# SHORT EXERCISE
Return the full listing exactly as it is written.

** start of PROVIDED DATA **

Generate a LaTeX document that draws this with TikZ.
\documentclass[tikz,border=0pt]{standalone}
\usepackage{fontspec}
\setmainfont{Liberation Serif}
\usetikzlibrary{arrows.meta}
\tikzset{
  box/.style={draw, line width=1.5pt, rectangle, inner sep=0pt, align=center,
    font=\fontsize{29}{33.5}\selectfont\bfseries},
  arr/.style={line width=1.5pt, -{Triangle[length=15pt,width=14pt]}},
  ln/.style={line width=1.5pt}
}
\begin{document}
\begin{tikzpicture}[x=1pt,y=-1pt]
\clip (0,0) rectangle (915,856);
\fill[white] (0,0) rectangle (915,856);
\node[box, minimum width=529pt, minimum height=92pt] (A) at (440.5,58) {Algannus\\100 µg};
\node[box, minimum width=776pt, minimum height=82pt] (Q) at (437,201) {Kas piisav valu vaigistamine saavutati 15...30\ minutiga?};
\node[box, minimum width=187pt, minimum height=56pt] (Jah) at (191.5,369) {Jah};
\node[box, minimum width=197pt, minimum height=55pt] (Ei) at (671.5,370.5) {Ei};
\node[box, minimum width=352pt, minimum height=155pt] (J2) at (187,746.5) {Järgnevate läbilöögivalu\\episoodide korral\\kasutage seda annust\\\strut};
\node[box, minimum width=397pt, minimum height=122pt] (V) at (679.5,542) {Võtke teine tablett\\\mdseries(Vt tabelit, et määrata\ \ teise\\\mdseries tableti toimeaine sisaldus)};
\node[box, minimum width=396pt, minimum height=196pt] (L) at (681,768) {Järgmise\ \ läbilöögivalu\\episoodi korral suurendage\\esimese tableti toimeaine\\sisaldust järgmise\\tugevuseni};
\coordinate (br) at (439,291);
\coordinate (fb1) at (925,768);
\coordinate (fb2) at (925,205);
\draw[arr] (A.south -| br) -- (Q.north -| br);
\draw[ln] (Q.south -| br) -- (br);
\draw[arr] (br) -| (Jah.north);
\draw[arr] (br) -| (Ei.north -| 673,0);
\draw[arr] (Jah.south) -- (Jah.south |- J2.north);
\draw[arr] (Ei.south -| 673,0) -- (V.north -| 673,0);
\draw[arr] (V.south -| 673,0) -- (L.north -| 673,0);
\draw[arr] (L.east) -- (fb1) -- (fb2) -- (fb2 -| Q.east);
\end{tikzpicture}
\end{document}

** end of PROVIDED DATA **

# SOLUTION
Generate a LaTeX document that draws this with TikZ.
\documentclass[tikz,border=0pt]{standalone}
\usepackage{fontspec}
\setmainfont{Liberation Serif}
\usetikzlibrary{arrows.meta}
\tikzset{
  box/.style={draw, line width=1.5pt, rectangle, inner sep=0pt, align=center,
    font=\fontsize{29}{33.5}\selectfont\bfseries},
  arr/.style={line width=1.5pt, -{Triangle[length=15pt,width=14pt]}},
  ln/.style={line width=1.5pt}
}
\begin{document}
\begin{tikzpicture}[x=1pt,y=-1pt]
\clip (0,0) rectangle (915,856);
\fill[white] (0,0) rectangle (915,856);
\node[box, minimum width=529pt, minimum height=92pt] (A) at (440.5,58) {Algannus\\100 µg};
\node[box, minimum width=776pt, minimum height=82pt] (Q) at (437,201) {Kas piisav valu vaigistamine saavutati 15...30\ minutiga?};
\node[box, minimum width=187pt, minimum height=56pt] (Jah) at (191.5,369) {Jah};
\node[box, minimum width=197pt, minimum height=55pt] (Ei) at (671.5,370.5) {Ei};
\node[box, minimum width=352pt, minimum height=155pt] (J2) at (187,746.5) {Järgnevate läbilöögivalu\\episoodide korral\\kasutage seda annust\\\strut};
\node[box, minimum width=397pt, minimum height=122pt] (V) at (679.5,542) {Võtke teine tablett\\\mdseries(Vt tabelit, et määrata\ \ teise\\\mdseries tableti toimeaine sisaldus)};
\node[box, minimum width=396pt, minimum height=196pt] (L) at (681,768) {Järgmise\ \ läbilöögivalu\\episoodi korral suurendage\\esimese tableti toimeaine\\sisaldust järgmise\\tugevuseni};
\coordinate (br) at (439,291);
\coordinate (fb1) at (925,768);
\coordinate (fb2) at (925,205);
\draw[arr] (A.south -| br) -- (Q.north -| br);
\draw[ln] (Q.south -| br) -- (br);
\draw[arr] (br) -| (Jah.north);
\draw[arr] (br) -| (Ei.north -| 673,0);
\draw[arr] (Jah.south) -- (Jah.south |- J2.north);
\draw[arr] (Ei.south -| 673,0) -- (V.north -| 673,0);
\draw[arr] (V.south -| 673,0) -- (L.north -| 673,0);
\draw[arr] (L.east) -- (fb1) -- (fb2) -- (fb2 -| Q.east);
\end{tikzpicture}
\end{document}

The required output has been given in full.